# TASK DETAILS
Write out exactly, please, every line from the beginning of the entries to the line holding "const line = d3.line().x(d", and no pictures.

# ROWS
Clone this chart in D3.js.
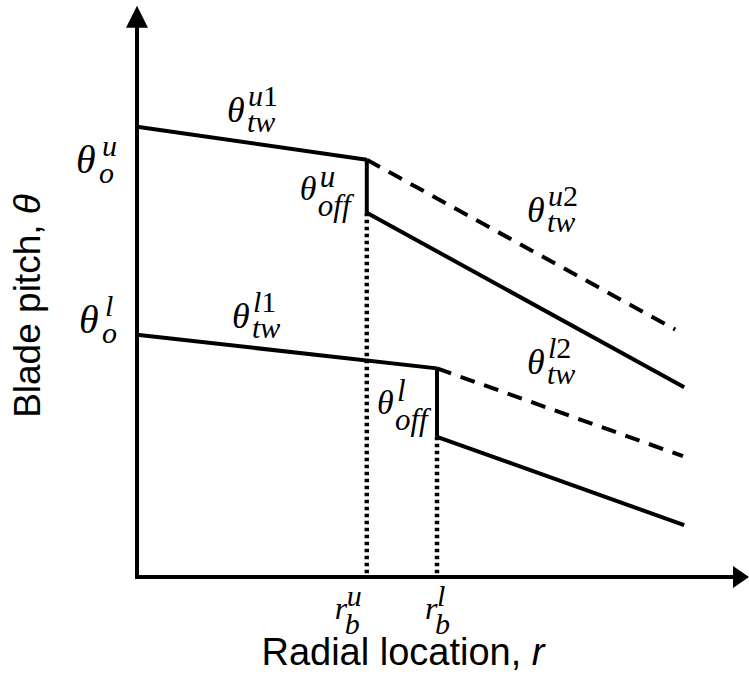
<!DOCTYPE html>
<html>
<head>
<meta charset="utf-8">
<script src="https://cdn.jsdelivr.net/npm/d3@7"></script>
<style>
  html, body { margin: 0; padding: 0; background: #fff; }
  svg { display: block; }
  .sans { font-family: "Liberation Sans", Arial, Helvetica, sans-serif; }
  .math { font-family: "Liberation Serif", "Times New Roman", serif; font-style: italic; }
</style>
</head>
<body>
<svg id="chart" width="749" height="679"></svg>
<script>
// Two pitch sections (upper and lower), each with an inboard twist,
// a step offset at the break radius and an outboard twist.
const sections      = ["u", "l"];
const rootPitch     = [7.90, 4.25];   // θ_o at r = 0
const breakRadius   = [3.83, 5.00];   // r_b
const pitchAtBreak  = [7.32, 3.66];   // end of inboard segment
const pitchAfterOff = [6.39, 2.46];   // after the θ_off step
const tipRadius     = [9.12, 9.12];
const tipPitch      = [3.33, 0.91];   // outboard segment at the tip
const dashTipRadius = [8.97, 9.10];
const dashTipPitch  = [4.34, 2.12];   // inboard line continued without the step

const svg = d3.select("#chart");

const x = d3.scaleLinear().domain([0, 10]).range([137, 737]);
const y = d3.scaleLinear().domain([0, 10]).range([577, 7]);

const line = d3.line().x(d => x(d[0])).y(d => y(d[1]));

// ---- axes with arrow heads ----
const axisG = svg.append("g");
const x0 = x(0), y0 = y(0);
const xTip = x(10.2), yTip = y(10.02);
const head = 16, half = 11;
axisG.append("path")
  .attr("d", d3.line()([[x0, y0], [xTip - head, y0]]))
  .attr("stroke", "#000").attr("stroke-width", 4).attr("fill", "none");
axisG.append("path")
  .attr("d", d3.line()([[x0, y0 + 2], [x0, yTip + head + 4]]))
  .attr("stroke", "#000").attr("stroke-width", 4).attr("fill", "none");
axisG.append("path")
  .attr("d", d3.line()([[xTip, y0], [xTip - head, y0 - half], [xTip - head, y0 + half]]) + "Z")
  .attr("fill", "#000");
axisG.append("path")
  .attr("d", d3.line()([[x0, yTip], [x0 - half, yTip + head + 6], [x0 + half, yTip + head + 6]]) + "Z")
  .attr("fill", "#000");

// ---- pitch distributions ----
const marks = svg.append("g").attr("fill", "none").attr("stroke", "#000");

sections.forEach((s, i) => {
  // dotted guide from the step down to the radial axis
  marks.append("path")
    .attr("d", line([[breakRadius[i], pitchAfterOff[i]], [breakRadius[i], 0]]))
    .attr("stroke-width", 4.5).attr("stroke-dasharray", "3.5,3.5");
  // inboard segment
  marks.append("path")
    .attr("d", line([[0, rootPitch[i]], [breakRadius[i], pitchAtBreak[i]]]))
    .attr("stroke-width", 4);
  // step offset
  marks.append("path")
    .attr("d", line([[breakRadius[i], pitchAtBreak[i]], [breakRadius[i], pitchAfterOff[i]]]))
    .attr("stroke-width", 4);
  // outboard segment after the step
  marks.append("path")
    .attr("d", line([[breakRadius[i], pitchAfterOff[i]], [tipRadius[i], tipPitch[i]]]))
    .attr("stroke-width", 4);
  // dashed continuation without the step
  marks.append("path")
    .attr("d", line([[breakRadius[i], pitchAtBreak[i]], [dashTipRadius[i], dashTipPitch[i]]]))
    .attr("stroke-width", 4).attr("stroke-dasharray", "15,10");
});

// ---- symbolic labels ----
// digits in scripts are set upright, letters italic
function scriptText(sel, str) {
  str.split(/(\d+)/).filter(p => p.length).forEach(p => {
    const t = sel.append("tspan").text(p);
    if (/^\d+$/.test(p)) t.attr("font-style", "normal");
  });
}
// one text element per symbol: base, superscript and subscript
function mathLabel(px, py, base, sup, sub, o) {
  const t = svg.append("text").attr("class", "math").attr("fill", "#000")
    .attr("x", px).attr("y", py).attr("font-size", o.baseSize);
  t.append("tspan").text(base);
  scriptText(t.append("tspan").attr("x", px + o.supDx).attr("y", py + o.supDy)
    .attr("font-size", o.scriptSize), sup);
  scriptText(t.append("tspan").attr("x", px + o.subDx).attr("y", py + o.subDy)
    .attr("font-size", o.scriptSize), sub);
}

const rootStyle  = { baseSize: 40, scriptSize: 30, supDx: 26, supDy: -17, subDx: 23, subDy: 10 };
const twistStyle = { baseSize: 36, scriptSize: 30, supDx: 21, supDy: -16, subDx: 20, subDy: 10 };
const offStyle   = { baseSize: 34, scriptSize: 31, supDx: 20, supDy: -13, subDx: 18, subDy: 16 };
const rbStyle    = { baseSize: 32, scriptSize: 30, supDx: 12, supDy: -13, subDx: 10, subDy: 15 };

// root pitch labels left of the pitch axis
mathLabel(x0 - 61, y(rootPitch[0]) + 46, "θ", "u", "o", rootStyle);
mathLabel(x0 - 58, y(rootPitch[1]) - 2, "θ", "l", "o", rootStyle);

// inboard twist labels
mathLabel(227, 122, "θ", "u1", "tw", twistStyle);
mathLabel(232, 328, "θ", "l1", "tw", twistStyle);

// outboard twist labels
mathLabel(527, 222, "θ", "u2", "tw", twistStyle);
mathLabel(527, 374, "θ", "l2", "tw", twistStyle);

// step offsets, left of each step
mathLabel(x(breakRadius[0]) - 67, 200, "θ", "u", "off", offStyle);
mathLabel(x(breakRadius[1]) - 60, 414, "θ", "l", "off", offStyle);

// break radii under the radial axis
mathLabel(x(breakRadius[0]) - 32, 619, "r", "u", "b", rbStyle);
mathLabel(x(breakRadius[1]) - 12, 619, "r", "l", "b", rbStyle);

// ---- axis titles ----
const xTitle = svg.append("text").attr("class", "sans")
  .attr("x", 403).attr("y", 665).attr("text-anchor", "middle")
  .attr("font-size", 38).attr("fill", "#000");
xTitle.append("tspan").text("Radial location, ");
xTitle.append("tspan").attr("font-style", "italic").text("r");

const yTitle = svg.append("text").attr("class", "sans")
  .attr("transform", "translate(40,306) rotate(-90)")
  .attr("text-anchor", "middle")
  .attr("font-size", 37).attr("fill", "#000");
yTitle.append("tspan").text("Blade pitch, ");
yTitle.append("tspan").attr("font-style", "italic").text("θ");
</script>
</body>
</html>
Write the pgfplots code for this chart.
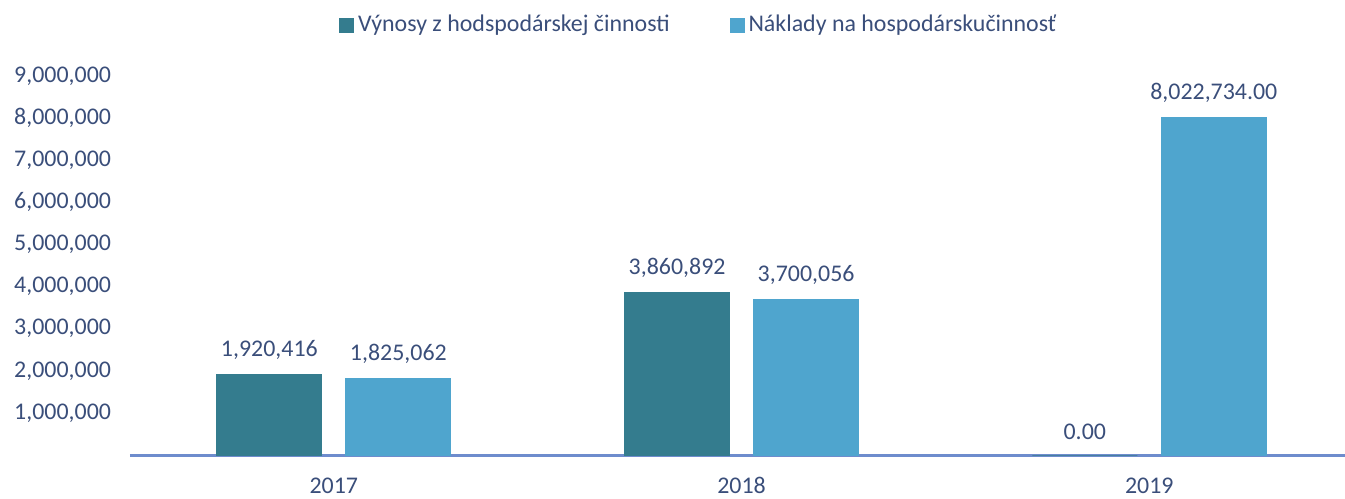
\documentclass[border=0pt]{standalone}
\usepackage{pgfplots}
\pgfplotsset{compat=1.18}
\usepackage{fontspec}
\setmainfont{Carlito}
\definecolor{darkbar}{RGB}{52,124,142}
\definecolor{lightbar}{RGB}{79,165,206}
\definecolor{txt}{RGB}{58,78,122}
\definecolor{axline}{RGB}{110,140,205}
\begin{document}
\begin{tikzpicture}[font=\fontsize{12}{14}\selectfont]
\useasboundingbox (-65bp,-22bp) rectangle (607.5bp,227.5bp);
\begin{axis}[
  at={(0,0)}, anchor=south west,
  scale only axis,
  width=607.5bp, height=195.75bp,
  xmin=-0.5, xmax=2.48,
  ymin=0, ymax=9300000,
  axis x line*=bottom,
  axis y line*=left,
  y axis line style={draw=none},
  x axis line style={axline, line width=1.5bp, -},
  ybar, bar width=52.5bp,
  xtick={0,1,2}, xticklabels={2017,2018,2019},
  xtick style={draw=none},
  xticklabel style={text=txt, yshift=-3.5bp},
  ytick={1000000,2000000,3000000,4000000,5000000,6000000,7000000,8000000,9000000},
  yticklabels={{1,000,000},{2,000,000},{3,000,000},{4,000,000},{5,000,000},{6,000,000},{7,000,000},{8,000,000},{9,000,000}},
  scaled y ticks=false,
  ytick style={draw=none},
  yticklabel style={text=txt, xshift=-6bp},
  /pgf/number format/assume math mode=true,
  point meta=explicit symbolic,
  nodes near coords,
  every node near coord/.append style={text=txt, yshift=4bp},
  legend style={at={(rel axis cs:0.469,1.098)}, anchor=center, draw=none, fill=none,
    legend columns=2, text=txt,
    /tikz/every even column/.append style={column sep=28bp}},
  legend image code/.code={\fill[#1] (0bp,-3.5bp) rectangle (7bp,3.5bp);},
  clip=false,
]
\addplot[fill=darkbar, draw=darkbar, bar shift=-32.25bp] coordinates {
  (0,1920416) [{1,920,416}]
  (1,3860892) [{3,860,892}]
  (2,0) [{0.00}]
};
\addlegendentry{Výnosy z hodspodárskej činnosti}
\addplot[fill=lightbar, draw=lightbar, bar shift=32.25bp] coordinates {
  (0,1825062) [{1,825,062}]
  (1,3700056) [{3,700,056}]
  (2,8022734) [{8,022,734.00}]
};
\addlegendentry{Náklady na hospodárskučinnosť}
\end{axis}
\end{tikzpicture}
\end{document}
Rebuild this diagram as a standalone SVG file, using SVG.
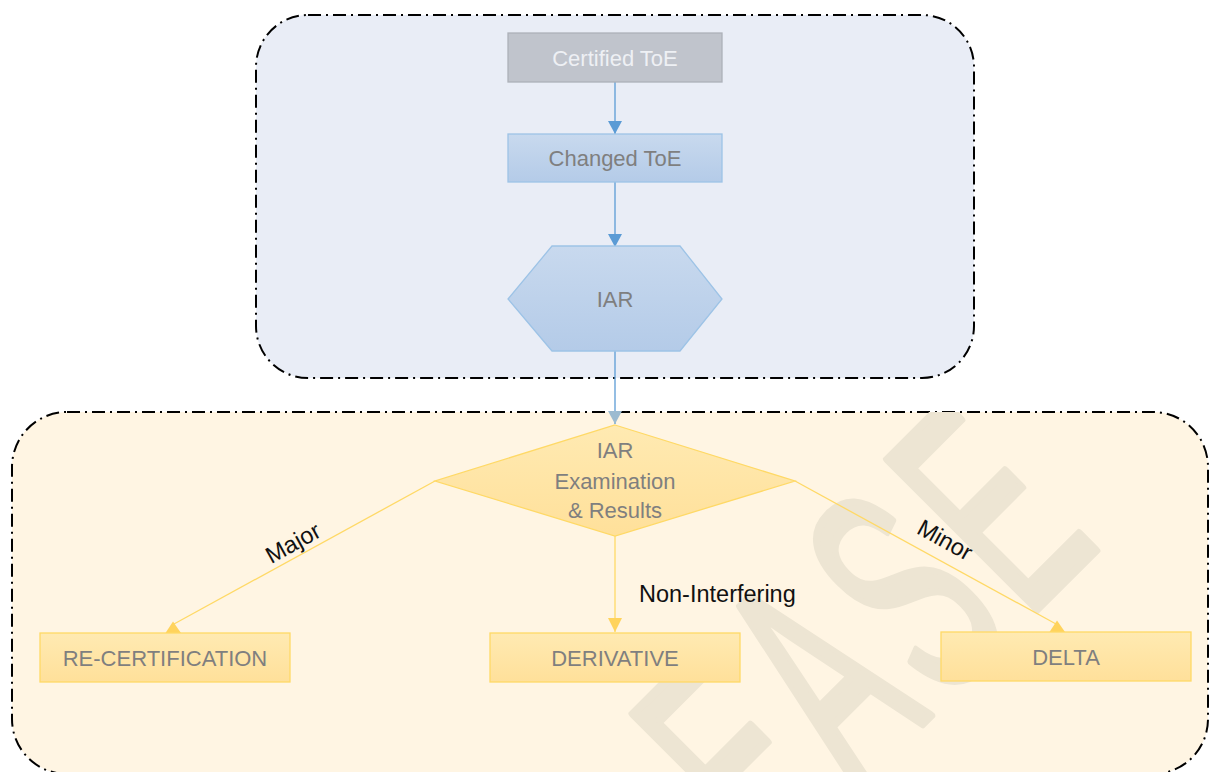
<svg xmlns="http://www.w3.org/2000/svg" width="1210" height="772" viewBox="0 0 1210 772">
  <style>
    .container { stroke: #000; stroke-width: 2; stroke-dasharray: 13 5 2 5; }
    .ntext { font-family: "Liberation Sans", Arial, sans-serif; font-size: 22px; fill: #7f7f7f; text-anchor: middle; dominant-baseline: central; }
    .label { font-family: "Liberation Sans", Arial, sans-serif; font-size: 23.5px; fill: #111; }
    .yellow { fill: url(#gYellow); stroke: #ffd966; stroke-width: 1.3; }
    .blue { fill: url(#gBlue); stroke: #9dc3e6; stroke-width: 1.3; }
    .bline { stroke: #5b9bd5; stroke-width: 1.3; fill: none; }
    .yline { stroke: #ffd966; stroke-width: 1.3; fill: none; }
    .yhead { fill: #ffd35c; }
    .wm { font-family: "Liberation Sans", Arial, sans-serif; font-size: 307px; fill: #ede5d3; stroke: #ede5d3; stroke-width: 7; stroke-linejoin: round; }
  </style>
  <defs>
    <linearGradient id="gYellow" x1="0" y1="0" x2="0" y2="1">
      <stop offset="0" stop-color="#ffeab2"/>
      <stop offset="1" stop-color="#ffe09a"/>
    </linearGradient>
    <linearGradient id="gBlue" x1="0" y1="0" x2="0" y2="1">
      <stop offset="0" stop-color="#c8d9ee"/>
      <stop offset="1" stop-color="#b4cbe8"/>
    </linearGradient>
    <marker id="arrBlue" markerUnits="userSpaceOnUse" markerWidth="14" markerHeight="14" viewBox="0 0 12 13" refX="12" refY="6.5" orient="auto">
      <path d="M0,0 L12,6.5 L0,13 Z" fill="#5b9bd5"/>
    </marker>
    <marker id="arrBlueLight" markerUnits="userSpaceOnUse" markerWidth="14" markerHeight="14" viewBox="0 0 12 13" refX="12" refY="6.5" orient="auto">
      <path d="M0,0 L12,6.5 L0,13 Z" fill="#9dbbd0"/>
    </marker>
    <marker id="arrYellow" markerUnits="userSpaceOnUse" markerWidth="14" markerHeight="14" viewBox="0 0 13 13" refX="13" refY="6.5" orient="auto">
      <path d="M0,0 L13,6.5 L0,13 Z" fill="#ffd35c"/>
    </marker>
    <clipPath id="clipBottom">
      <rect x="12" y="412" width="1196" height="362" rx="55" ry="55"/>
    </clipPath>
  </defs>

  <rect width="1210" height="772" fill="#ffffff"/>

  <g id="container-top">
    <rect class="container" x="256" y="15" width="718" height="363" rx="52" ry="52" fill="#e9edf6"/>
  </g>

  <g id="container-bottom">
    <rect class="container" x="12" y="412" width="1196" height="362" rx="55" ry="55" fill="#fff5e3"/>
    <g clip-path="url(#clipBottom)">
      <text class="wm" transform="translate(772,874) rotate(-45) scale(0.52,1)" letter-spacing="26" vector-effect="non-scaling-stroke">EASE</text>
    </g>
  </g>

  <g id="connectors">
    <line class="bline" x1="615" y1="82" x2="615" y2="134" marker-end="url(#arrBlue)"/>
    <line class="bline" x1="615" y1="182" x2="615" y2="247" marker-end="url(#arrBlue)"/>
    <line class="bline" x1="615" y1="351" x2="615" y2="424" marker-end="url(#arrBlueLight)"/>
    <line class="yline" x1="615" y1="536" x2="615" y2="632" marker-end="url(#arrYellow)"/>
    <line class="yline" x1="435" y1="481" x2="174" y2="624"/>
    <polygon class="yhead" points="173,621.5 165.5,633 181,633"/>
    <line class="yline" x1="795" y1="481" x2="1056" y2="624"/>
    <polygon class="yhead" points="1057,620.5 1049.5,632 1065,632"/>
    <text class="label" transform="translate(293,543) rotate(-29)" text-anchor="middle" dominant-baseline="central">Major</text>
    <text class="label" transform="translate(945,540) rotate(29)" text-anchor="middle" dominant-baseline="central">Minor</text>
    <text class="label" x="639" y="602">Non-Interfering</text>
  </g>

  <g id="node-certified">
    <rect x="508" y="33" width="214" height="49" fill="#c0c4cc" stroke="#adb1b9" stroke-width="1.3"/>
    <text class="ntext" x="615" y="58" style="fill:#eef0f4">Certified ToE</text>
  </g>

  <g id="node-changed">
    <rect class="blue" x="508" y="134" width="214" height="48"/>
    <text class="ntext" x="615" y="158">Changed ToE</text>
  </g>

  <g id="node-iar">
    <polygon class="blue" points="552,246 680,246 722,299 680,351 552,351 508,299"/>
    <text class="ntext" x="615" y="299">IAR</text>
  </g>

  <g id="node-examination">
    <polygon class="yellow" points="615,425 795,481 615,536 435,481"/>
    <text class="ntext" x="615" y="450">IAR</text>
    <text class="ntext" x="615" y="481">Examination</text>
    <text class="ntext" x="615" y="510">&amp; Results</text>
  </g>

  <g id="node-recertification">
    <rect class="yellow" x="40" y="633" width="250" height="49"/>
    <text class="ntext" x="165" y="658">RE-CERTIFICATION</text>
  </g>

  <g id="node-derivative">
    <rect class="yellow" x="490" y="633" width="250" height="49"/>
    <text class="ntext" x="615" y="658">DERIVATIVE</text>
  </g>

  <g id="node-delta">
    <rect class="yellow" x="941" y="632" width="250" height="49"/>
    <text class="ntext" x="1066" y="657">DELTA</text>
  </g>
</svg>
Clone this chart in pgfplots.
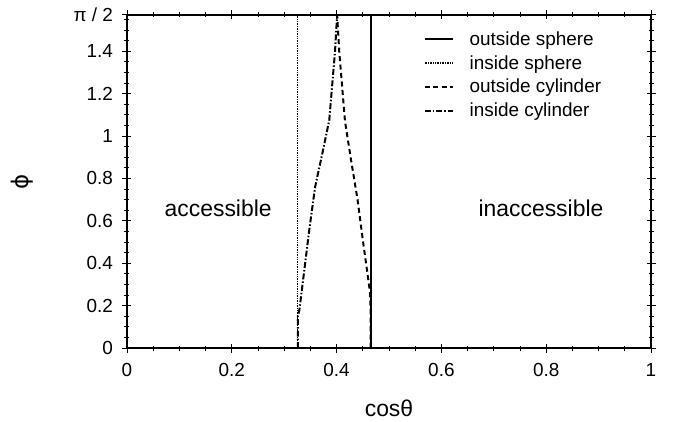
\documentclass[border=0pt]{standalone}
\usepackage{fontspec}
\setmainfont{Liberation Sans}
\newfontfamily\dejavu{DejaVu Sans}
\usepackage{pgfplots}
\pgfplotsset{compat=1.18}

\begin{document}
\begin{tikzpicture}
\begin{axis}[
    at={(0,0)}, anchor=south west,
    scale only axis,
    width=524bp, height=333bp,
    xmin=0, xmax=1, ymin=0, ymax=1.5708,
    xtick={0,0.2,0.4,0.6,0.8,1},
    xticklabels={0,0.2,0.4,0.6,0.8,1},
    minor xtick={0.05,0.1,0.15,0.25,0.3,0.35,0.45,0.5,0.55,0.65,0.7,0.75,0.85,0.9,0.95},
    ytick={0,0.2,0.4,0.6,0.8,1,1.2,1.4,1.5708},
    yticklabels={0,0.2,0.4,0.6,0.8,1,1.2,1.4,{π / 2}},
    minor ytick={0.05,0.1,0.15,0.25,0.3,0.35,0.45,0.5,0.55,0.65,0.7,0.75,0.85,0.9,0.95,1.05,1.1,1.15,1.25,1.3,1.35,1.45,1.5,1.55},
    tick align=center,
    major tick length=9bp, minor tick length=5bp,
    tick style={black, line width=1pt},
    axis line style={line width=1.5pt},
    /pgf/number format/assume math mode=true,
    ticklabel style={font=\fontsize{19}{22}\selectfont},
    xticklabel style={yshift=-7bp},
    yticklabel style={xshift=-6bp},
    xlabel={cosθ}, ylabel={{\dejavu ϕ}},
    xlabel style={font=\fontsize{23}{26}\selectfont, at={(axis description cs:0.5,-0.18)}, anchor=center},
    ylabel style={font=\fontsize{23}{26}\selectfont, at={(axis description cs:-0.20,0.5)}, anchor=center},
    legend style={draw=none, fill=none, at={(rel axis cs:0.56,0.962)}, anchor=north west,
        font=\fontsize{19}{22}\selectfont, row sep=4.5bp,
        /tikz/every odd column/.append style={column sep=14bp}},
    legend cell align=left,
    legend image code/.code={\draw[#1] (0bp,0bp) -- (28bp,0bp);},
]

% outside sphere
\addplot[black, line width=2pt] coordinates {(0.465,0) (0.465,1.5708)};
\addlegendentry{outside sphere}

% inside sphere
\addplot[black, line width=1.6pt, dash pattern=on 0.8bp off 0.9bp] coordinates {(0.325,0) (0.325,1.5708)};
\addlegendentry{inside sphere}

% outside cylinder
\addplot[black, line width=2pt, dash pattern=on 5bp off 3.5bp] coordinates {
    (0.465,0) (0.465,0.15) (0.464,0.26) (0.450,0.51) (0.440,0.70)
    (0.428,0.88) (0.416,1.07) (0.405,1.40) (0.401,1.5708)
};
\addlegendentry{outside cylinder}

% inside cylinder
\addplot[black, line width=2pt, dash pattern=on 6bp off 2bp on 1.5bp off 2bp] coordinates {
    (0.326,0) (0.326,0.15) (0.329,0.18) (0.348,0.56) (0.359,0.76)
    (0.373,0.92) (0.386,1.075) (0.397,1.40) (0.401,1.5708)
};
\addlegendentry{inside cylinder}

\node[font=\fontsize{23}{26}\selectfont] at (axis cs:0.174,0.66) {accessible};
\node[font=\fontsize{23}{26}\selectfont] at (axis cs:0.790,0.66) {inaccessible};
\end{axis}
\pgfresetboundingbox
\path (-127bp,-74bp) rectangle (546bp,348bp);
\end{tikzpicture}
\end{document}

# COMPLETED EXERCISE
Clone this chart in D3.js.
<!DOCTYPE html>
<html>
<head>
<meta charset="utf-8">
<script src="https://cdn.jsdelivr.net/npm/d3@7"></script>
<style>
  html, body { margin: 0; padding: 0; background: #fff; }
  svg { display: block; }
  .sans { font-family: "Liberation Sans", Arial, Helvetica, sans-serif; }
  .math { font-family: "Liberation Serif", "Times New Roman", serif; font-style: italic; }
</style>
</head>
<body>
<svg id="chart" width="749" height="679"></svg>
<script>
// Two pitch sections (upper and lower), each with an inboard twist,
// a step offset at the break radius and an outboard twist.
const sections      = ["u", "l"];
const rootPitch     = [7.90, 4.25];   // θ_o at r = 0
const breakRadius   = [3.83, 5.00];   // r_b
const pitchAtBreak  = [7.32, 3.66];   // end of inboard segment
const pitchAfterOff = [6.39, 2.46];   // after the θ_off step
const tipRadius     = [9.12, 9.12];
const tipPitch      = [3.33, 0.91];   // outboard segment at the tip
const dashTipRadius = [8.97, 9.10];
const dashTipPitch  = [4.34, 2.12];   // inboard line continued without the step

const svg = d3.select("#chart");

const x = d3.scaleLinear().domain([0, 10]).range([137, 737]);
const y = d3.scaleLinear().domain([0, 10]).range([577, 7]);

const line = d3.line().x(d => x(d[0])).y(d => y(d[1]));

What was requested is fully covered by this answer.